**Problem to work on**
Extract the lines from the start through the line that holds "const axisLastYear = 1993;", both included, omitting all images.

**Data block**

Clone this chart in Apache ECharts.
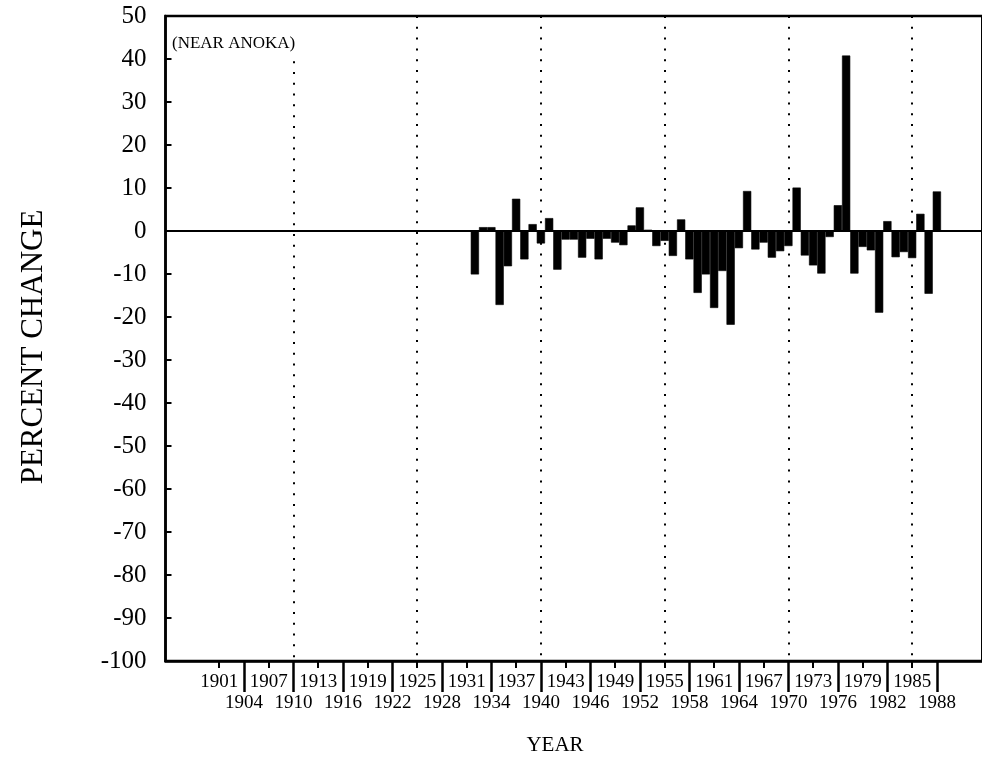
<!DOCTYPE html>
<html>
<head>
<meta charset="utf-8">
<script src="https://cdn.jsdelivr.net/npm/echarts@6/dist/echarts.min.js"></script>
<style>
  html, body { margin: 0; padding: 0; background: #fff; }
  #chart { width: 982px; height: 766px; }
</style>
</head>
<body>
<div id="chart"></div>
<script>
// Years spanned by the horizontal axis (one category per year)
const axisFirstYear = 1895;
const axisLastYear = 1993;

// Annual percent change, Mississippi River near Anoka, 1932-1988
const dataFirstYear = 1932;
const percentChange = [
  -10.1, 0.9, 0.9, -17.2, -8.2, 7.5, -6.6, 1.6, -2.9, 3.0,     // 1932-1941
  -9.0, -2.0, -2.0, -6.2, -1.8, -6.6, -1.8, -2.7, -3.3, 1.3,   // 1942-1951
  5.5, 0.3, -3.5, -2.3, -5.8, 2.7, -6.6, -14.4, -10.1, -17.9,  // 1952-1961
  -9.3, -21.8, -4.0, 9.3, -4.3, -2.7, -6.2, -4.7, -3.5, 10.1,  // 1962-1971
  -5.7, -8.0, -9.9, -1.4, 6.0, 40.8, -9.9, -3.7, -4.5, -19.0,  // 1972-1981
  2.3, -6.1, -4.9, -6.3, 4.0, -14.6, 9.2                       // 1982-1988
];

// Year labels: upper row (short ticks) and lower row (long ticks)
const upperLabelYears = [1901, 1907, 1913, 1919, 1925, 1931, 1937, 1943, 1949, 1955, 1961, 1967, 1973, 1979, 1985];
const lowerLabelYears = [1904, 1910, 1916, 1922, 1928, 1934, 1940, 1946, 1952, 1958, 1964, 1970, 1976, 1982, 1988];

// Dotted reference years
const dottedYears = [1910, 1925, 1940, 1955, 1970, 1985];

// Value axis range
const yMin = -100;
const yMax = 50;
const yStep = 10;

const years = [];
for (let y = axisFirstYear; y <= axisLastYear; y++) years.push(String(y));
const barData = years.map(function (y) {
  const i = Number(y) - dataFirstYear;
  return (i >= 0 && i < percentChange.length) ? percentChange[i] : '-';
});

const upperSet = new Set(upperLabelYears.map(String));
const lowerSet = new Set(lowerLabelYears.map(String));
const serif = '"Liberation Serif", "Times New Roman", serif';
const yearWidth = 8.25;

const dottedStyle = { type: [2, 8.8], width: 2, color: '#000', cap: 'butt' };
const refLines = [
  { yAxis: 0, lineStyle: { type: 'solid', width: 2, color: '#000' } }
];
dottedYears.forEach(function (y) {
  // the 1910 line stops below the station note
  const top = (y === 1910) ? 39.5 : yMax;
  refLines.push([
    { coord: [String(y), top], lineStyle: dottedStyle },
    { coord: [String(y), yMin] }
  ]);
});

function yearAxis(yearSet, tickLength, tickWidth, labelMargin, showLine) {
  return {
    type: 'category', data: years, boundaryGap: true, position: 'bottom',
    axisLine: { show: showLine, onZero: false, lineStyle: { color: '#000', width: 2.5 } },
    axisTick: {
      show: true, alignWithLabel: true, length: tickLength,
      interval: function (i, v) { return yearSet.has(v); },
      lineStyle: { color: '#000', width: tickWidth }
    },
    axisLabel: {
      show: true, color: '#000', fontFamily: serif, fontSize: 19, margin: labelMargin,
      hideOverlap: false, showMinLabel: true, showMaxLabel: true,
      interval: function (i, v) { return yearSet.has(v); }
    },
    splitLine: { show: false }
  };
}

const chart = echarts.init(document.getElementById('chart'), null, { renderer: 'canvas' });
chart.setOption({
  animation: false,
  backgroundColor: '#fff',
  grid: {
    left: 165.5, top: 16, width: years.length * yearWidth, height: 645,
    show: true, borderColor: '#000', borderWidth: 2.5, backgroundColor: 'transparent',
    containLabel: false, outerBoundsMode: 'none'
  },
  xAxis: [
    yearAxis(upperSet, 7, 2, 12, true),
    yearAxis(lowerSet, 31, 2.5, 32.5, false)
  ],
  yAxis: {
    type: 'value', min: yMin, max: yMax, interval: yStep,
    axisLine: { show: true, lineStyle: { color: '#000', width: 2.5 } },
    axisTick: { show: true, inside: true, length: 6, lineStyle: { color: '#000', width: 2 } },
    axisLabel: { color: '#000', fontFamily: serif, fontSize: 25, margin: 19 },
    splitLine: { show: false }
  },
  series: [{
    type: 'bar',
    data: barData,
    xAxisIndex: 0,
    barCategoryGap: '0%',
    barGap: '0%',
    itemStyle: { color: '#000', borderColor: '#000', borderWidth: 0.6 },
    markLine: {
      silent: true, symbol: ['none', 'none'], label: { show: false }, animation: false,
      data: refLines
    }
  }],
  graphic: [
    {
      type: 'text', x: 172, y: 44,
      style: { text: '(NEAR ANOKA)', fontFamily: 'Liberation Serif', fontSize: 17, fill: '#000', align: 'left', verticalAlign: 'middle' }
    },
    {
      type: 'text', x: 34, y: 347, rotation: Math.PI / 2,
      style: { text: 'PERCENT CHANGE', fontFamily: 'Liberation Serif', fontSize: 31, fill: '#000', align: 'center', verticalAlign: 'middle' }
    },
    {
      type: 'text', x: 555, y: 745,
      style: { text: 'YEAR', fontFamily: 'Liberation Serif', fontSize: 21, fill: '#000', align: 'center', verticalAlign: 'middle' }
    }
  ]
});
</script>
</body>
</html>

**Task response**
Clone this chart in Apache ECharts.
<!DOCTYPE html>
<html>
<head>
<meta charset="utf-8">
<script src="https://cdn.jsdelivr.net/npm/echarts@6/dist/echarts.min.js"></script>
<style>
  html, body { margin: 0; padding: 0; background: #fff; }
  #chart { width: 982px; height: 766px; }
</style>
</head>
<body>
<div id="chart"></div>
<script>
// Years spanned by the horizontal axis (one category per year)
const axisFirstYear = 1895;
const axisLastYear = 1993;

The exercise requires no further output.